_Data shown_
--*--

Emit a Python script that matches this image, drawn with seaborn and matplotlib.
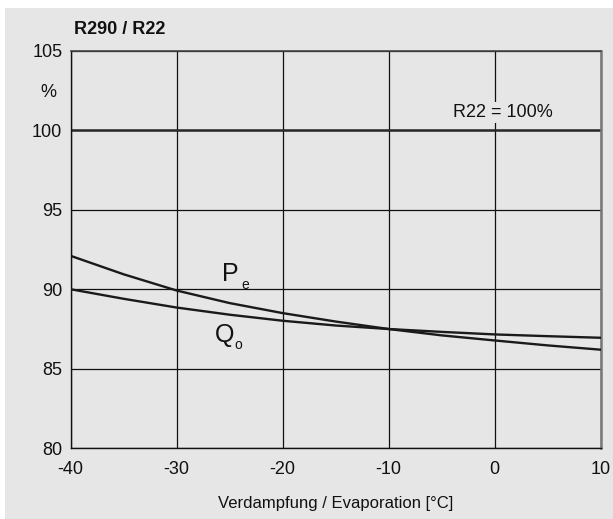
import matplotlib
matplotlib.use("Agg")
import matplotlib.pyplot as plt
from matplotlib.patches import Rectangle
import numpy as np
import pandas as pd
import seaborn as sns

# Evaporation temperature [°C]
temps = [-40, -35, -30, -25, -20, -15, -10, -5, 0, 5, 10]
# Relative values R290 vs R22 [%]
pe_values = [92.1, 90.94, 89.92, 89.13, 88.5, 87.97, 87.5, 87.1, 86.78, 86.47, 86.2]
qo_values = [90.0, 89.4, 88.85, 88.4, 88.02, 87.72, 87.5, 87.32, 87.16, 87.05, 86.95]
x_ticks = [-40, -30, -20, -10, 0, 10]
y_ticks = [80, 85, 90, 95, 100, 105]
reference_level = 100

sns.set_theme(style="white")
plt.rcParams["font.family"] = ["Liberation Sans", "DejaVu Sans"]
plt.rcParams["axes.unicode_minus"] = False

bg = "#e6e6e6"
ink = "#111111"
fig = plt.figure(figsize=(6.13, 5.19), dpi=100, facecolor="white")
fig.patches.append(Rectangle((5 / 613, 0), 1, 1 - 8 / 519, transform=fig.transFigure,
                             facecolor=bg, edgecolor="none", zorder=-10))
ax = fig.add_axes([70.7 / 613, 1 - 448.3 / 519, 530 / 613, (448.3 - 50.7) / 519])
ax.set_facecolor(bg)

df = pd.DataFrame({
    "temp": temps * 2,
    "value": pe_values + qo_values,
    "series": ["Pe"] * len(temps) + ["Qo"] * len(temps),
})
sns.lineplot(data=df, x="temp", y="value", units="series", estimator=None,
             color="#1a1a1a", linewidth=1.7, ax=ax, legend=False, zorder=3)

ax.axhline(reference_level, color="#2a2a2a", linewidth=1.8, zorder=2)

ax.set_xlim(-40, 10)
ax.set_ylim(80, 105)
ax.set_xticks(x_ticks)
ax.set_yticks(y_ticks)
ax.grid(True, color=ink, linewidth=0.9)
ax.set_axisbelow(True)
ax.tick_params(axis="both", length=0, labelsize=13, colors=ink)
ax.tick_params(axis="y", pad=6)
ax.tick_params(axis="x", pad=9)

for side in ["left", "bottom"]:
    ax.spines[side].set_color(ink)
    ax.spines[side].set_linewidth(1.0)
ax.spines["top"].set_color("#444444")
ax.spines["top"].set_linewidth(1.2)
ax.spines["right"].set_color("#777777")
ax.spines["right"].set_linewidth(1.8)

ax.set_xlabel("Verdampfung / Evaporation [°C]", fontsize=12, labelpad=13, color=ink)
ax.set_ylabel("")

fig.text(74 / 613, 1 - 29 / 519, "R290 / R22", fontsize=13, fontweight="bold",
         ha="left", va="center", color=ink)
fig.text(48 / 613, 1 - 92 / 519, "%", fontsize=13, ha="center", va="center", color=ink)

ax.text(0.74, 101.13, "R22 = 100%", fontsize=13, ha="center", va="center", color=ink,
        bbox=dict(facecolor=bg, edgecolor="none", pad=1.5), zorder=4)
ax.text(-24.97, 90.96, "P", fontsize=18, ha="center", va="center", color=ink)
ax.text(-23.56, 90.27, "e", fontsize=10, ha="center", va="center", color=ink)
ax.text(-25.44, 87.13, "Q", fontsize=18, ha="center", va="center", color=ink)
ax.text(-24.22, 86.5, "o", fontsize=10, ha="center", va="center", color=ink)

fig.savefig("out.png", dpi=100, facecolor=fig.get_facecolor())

--*--

_Objective_
Quote the data above in full, leaving out the pictures it holds.

_Response for this exercise_
Emit a Python script that matches this image, drawn with seaborn and matplotlib.
import matplotlib
matplotlib.use("Agg")
import matplotlib.pyplot as plt
from matplotlib.patches import Rectangle
import numpy as np
import pandas as pd
import seaborn as sns

# Evaporation temperature [°C]
temps = [-40, -35, -30, -25, -20, -15, -10, -5, 0, 5, 10]
# Relative values R290 vs R22 [%]
pe_values = [92.1, 90.94, 89.92, 89.13, 88.5, 87.97, 87.5, 87.1, 86.78, 86.47, 86.2]
qo_values = [90.0, 89.4, 88.85, 88.4, 88.02, 87.72, 87.5, 87.32, 87.16, 87.05, 86.95]
x_ticks = [-40, -30, -20, -10, 0, 10]
y_ticks = [80, 85, 90, 95, 100, 105]
reference_level = 100

sns.set_theme(style="white")
plt.rcParams["font.family"] = ["Liberation Sans", "DejaVu Sans"]
plt.rcParams["axes.unicode_minus"] = False

bg = "#e6e6e6"
ink = "#111111"
fig = plt.figure(figsize=(6.13, 5.19), dpi=100, facecolor="white")
fig.patches.append(Rectangle((5 / 613, 0), 1, 1 - 8 / 519, transform=fig.transFigure,
                             facecolor=bg, edgecolor="none", zorder=-10))
ax = fig.add_axes([70.7 / 613, 1 - 448.3 / 519, 530 / 613, (448.3 - 50.7) / 519])
ax.set_facecolor(bg)

df = pd.DataFrame({
    "temp": temps * 2,
    "value": pe_values + qo_values,
    "series": ["Pe"] * len(temps) + ["Qo"] * len(temps),
})
sns.lineplot(data=df, x="temp", y="value", units="series", estimator=None,
             color="#1a1a1a", linewidth=1.7, ax=ax, legend=False, zorder=3)

ax.axhline(reference_level, color="#2a2a2a", linewidth=1.8, zorder=2)

ax.set_xlim(-40, 10)
ax.set_ylim(80, 105)
ax.set_xticks(x_ticks)
ax.set_yticks(y_ticks)
ax.grid(True, color=ink, linewidth=0.9)
ax.set_axisbelow(True)
ax.tick_params(axis="both", length=0, labelsize=13, colors=ink)
ax.tick_params(axis="y", pad=6)
ax.tick_params(axis="x", pad=9)

for side in ["left", "bottom"]:
    ax.spines[side].set_color(ink)
    ax.spines[side].set_linewidth(1.0)
ax.spines["top"].set_color("#444444")
ax.spines["top"].set_linewidth(1.2)
ax.spines["right"].set_color("#777777")
ax.spines["right"].set_linewidth(1.8)

ax.set_xlabel("Verdampfung / Evaporation [°C]", fontsize=12, labelpad=13, color=ink)
ax.set_ylabel("")

fig.text(74 / 613, 1 - 29 / 519, "R290 / R22", fontsize=13, fontweight="bold",
         ha="left", va="center", color=ink)
fig.text(48 / 613, 1 - 92 / 519, "%", fontsize=13, ha="center", va="center", color=ink)

ax.text(0.74, 101.13, "R22 = 100%", fontsize=13, ha="center", va="center", color=ink,
        bbox=dict(facecolor=bg, edgecolor="none", pad=1.5), zorder=4)
ax.text(-24.97, 90.96, "P", fontsize=18, ha="center", va="center", color=ink)
ax.text(-23.56, 90.27, "e", fontsize=10, ha="center", va="center", color=ink)
ax.text(-25.44, 87.13, "Q", fontsize=18, ha="center", va="center", color=ink)
ax.text(-24.22, 86.5, "o", fontsize=10, ha="center", va="center", color=ink)

fig.savefig("out.png", dpi=100, facecolor=fig.get_facecolor())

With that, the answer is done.